By the time the Thunder reached the finals, Harden’s beard was a full-on Rip Van Winkle, and it had become something of an unofficial team mascot. Photos flew around the Internet: a James Harden cake from an OKC bakery, with a huge mess of black icing extending off its cake chin; an Oklahoma City building with a giant beard hanging from its facade; a James Harden tattoo on some anonymous superfan’s arm. The most popular item at the official Thunder retail store, its manager told me, was a Harden-style fake black beard, which fans would wear at home games. Harden’s beard was gratuitous, quirky and improbable — the same set of attributes that made Oklahoma City basketball different than Miami or Los Angeles or New York.
Harden’s rise was great for the Thunder — not many third bananas get that good, that fast — but it was also a threat. He had always been a complicated figure in Presti’s scheme. He was an elite scorer willing to come off the bench — a citizen willing to pay a serious tax (in minutes, shots and star potential) to be a part of the Thunder society. The group, in turn, offered Harden some harder-to-measure benefits: As a sixth man, he got to play against the other team’s bench players, which made him look even better than he was. When he shared the floor with Durant and Westbrook, he benefited from the other team’s obsessive attention to them.
But Harden got a little too good. The cost-benefit balance tipped out of whack. He wanted a maximum contract and, by league standards, probably deserved one. The Thunder — having already committed max contracts to Durant and Westbrook, and having just signed Ibaka to a near-max — wanted to pay him less.

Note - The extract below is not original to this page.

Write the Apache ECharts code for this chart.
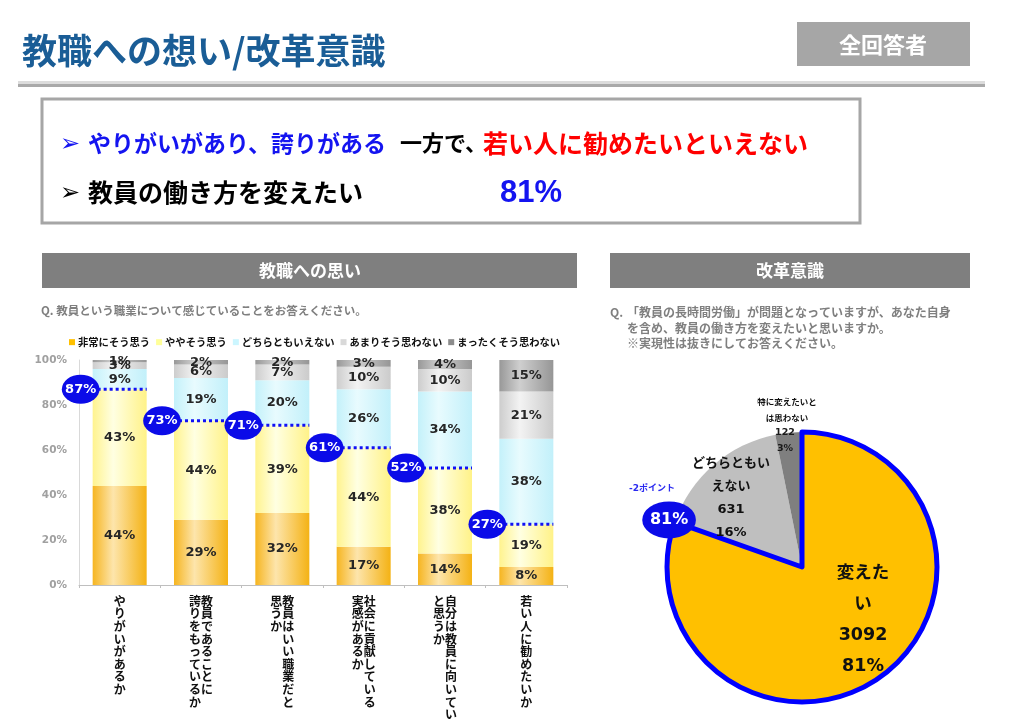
<!DOCTYPE html>
<html><head><meta charset="utf-8">
<script src="https://cdn.jsdelivr.net/npm/echarts@6/dist/echarts.min.js"></script>
<style>html,body{margin:0;padding:0;background:#fff}#c{width:1024px;height:727px}</style>
</head><body><div id="c"></div>
<script>
// ---- data ----
const categories = ['やりがいがあるか', '教員であることに\n誇りをもっているか', '教員はいい職業だと\n思うか', '社会に貢献している\n実感があるか', '自分は教員に向いてい\nと思うか', '若い人に勧めたいか'];
const seriesNames = ['非常にそう思う', 'ややそう思う', 'どちらともいえない', 'あまりそう思わない', 'まったくそう思わない'];
const veryMuch = [44, 29, 32, 17, 14, 8];
const somewhat = [43, 44, 39, 44, 38, 19];
const neutral = [9, 19, 20, 26, 34, 38];
const notMuch = [3, 6, 7, 10, 10, 21];
const notAtAll = [1, 2, 2, 3, 4, 15];
const yTickValues = [0, 20, 40, 60, 80, 100];

const pieNames = ['変えたい', 'どちらともいえない', '特に変えたいとは思わない'];
const pieLabelNames = ['変えた\nい', 'どちらともい\nえない', '特に変えたいと\nは思わない'];
const pieCounts = [3092, 631, 122];
const piePcts = [81, 16, 3];
const pieChangeNote = '-2ポイント';

// ---- helpers ----
const JP = '"Noto Sans CJK JP", sans-serif';
const NUM = '"DejaVu Sans", "Noto Sans CJK JP", sans-serif';
function tate(s) {
  const cols = s.split('\n').map(c => Array.from(c));
  const n = Math.max(...cols.map(c => c.length));
  const rows = [];
  for (let i = 0; i < n; i++) {
    let r = '';
    for (let j = cols.length - 1; j >= 0; j--) r += cols[j][i] || '\u3000';
    rows.push(r);
  }
  return rows.join('\n');
}
function grad(a, b, c) {
  return new echarts.graphic.LinearGradient(0, 0, 1, 0, [
    { offset: 0, color: a }, { offset: 0.38, color: b }, { offset: 1, color: c }]);
}
const barFills = [
  grad('#F6B520', '#FDE5AC', '#F4B214'),
  grad('#FFF38E', '#FFFFE2', '#FFF288'),
  grad('#C4F1FA', '#E8FBFE', '#C2F0FA'),
  grad('#CDCDCD', '#F3F3F3', '#CBCBCB'),
  grad('#989898', '#CFCFCF', '#969696')
];
const legendColors = ['#FFC000', '#FFFF99', '#CCF6FF', '#D9D9D9', '#8C8C8C'];
const seriesValues = [veryMuch, somewhat, neutral, notMuch, notAtAll];
const topTwo = veryMuch.map((v, i) => [i, v + somewhat[i]]);

const barSeries = seriesNames.map((name, k) => ({
  name, type: 'bar', stack: 'total', barWidth: '66.4%',
  data: seriesValues[k],
  itemStyle: { color: barFills[k] },
  label: { show: true, position: 'inside', formatter: p => p.value + '%',
    fontFamily: NUM, fontWeight: 'bold', fontSize: 13, color: '#262626' },
  silent: true, animation: false
}));

const bubbleSeries = {
  type: 'custom', data: topTwo, encode: { x: 0, y: 1 }, z: 10, silent: true, animation: false,
  renderItem(params, api) {
    const v = api.value(1);
    const p = api.coord([api.value(0), v]);
    const cw = api.size([1, 0])[0];
    const bw = cw * 0.664;
    const left = p[0] - bw / 2;
    const cx = left - 12;
    return { type: 'group', children: [
      { type: 'line', shape: { x1: cx + 17, y1: p[1], x2: left + bw, y2: p[1] },
        style: { stroke: '#1010F5', lineWidth: 3, lineDash: [3, 3] } },
      { type: 'circle', x: cx, y: p[1], scaleX: 1.3, shape: { cx: 0, cy: 0, r: 14.5 },
        style: { fill: '#0B0BE8' } },
      { type: 'text', x: cx, y: p[1], style: { text: v + '%', fill: '#fff',
        font: 'bold 13px ' + NUM, align: 'center', verticalAlign: 'middle' } }
    ]};
  }
};

// pie geometry (layout constants)
const pieC = [802, 567], pieR = 135;
const pieTotal = pieCounts.reduce((a, b) => a + b, 0);
const theta = 2 * Math.PI * pieCounts[0] / pieTotal;
const bub = [pieC[0] + 141 * Math.sin(theta), pieC[1] - 141 * Math.cos(theta)];

const pieColors = ['#FFC000', '#BFBFBF', '#7F7F7F'];
const pieSeries = {
  type: 'pie', center: pieC, radius: pieR, startAngle: 90, clockwise: true,
  silent: true, animation: false, label: { show: false }, labelLine: { show: false },
  data: pieNames.map((n, i) => ({ name: n, value: pieCounts[i], itemStyle: { color: pieColors[i], borderWidth: 0 } }))
};
const pieBorder = {
  type: 'pie', center: pieC, radius: pieR, startAngle: 90, clockwise: true, z: 5,
  silent: true, animation: false, label: { show: false }, labelLine: { show: false },
  data: pieNames.map((n, i) => ({ name: n + ' ', value: pieCounts[i],
    itemStyle: { color: 'rgba(0,0,0,0)', borderColor: i === 0 ? '#0000FF' : 'rgba(0,0,0,0)', borderWidth: i === 0 ? 5 : 0 } }))
};

function txt(text, x, y, font, fill, align, extra) {
  return Object.assign({ type: 'text', x, y, z: 100, silent: true,
    style: Object.assign({ text, font, fill, align: align || 'left', verticalAlign: 'middle',
      textAlign: align || 'left', textVerticalAlign: 'middle' }, extra || {}) });
}

const graphics = [
  // title
  txt('教職への想い/改革意識', 22, 51, 'bold 35px ' + JP, '#1A5D96'),
  { type: 'rect', shape: { x: 797, y: 22, width: 173, height: 44 }, style: { fill: '#A6A6A6' }, z: 90 },
  txt('全回答者', 883, 45, 'bold 22px ' + JP, '#FFFFFF', 'center'),
  { type: 'rect', shape: { x: 18, y: 81, width: 967, height: 3 }, style: { fill: '#DCDCDC' }, z: 90 },
  { type: 'rect', shape: { x: 18, y: 84, width: 967, height: 3 }, style: { fill: '#A9A9A9' }, z: 90 },
  // summary box
  { type: 'rect', shape: { x: 42, y: 99, width: 818, height: 124 }, style: { fill: '#fff', stroke: '#A6A6A6', lineWidth: 3 }, z: 90 },
  txt('➢', 60, 145, 'bold 24px "DejaVu Sans"', '#1414F0'),
  txt('やりがいがあり、誇りがある', 88, 143, 'bold 23px ' + JP, '#1414F0'),
  txt('一方で、', 400, 143, 'bold 22px ' + JP, '#000'),
  txt('若い人に勧めたいといえない', 483, 143, 'bold 25px ' + JP, '#FF0000'),
  txt('➢', 60, 194, 'bold 24px "DejaVu Sans"', '#000'),
  txt('教員の働き方を変えたい', 88, 192, 'bold 25px ' + JP, '#000'),
  txt('81%', 500, 193, 'bold 31px "Liberation Sans"', '#1414F0'),
  // section headers
  { type: 'rect', shape: { x: 42, y: 253, width: 535, height: 35 }, style: { fill: '#7F7F7F' }, z: 90 },
  txt('教職への思い', 310, 271, 'bold 17px ' + JP, '#FFFFFF', 'center'),
  { type: 'rect', shape: { x: 610, y: 253, width: 360, height: 35 }, style: { fill: '#7F7F7F' }, z: 90 },
  txt('改革意識', 790, 271, 'bold 17px ' + JP, '#FFFFFF', 'center'),
  // questions
  txt('Q. 教員という職業について感じていることをお答えください。', 41, 311, 'bold 11.5px ' + JP, '#7F7F7F'),
  txt('Q.', 610, 312, 'bold 12px ' + JP, '#7F7F7F'),
  txt('「教員の長時間労働」が問題となっていますが、あなた自身\nを含め、教員の働き方を変えたいと思いますか。\n※実現性は抜きにしてお答えください。', 627, 328, 'bold 12px ' + JP, '#7F7F7F', 'left', { lineHeight: 15.5 }),
  // pie labels
  txt(pieLabelNames[0] + '\n' + pieCounts[0] + '\n' + piePcts[0] + '%', 863, 620, 'bold 17.5px ' + NUM, '#111', 'center', { lineHeight: 31 }),
  txt(pieLabelNames[1] + '\n' + pieCounts[1] + '\n' + piePcts[1] + '%', 731, 498, 'bold 13px ' + NUM, '#111', 'center', { lineHeight: 23 }),
  txt(pieCounts[2] + '\n' + piePcts[2] + '%', 785, 441, 'bold 9.5px ' + NUM, '#1a1a1a', 'center', { lineHeight: 16 }),
  txt(pieLabelNames[2], 787, 410, 'bold 8.5px ' + JP, '#111', 'center', { lineHeight: 16 }),
  // pie bubble
  { type: 'circle', x: bub[0], y: bub[1], scaleX: 1.45, shape: { cx: 0, cy: 0, r: 18.5 }, style: { fill: '#0B0BE8' }, z: 99 },
  txt(piePcts[0] + '%', bub[0], bub[1], 'bold 16px ' + NUM, '#FFFFFF', 'center'),
  txt(pieChangeNote, bub[0] - 40, bub[1] - 31, 'bold 9px ' + NUM, '#2A2AF0')
];

const chart = echarts.init(document.getElementById('c'), null, { renderer: 'canvas' });
chart.setOption({
  animation: false,
  backgroundColor: '#fff',
  legend: {
    left: 64, top: 332, itemWidth: 6, itemHeight: 6, itemGap: 6,
    icon: 'rect', selectedMode: false,
    textStyle: { fontFamily: JP, fontWeight: 'bold', fontSize: 10.3, color: '#111', padding: [0, 0, 0, -2] },
    data: seriesNames.map((n, i) => ({ name: n, itemStyle: { color: legendColors[i] } }))
  },
  grid: { left: 79, right: 457, top: 360, bottom: 142, containLabel: false },
  xAxis: {
    type: 'category', data: categories,
    axisLine: { lineStyle: { color: '#BFBFBF', width: 1 } },
    axisTick: { show: true, length: 3, lineStyle: { color: '#BFBFBF' } },
    axisLabel: { interval: 0, formatter: tate, fontFamily: JP, fontWeight: 'bold', fontSize: 12,
      lineHeight: 12.6, color: '#111', margin: 10, verticalAlign: 'top' }
  },
  yAxis: {
    type: 'value', min: yTickValues[0], max: yTickValues[yTickValues.length - 1], interval: 20,
    axisLine: { show: true, lineStyle: { color: '#D9D9D9' } },
    axisTick: { show: false }, splitLine: { show: false },
    axisLabel: { formatter: '{value}%', fontFamily: NUM, fontWeight: 'bold', fontSize: 10.5, color: '#A0A0A0', margin: 12 }
  },
  series: [...barSeries, bubbleSeries, pieSeries, pieBorder],
  graphic: graphics
});
</script></body></html>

Near the climactic point of the Harden contract crisis, several people in Oklahoma City joked to me that they would be perfectly willing to pass another Maps tax to help pay for him to stay. Then they made it clear that, actually, they weren’t joking; the people of Oklahoma City would seriously do this. One city official I spoke with thought a penny tax would be too much — maybe an eighth, he suggested, with a quarter of that going to improve the city.
Presti’s goal is to build a sustainably excellent organization, which means one that transcends its players. No individual, no matter how important or loved, can ever be allowed to trump the group. At 8:28 on the night of Oct. 27, Kevin Durant tweeted the word “Wow.” Over the next few hours, that message was retweeted more than 10,000 times. The Thunder had traded James Harden, just three days before the start of the season.
For the Thunder, this trade marked a passage from innocence (youth, ideals, plenitude) to experience (age, cash, loss). The fairy-tale part of their story, in which they’re magically immune from the muddiness of N.B.A. success, is over. The team will still be good — Presti got a reasonable return for Harden, and of course they still have Westbrook and Durant — but it feels as if they’ll never be the same. Unless, of course, all that collective energy is strong enough to somehow conjure, like a phoenix rising from Harden’s beard, another great individual.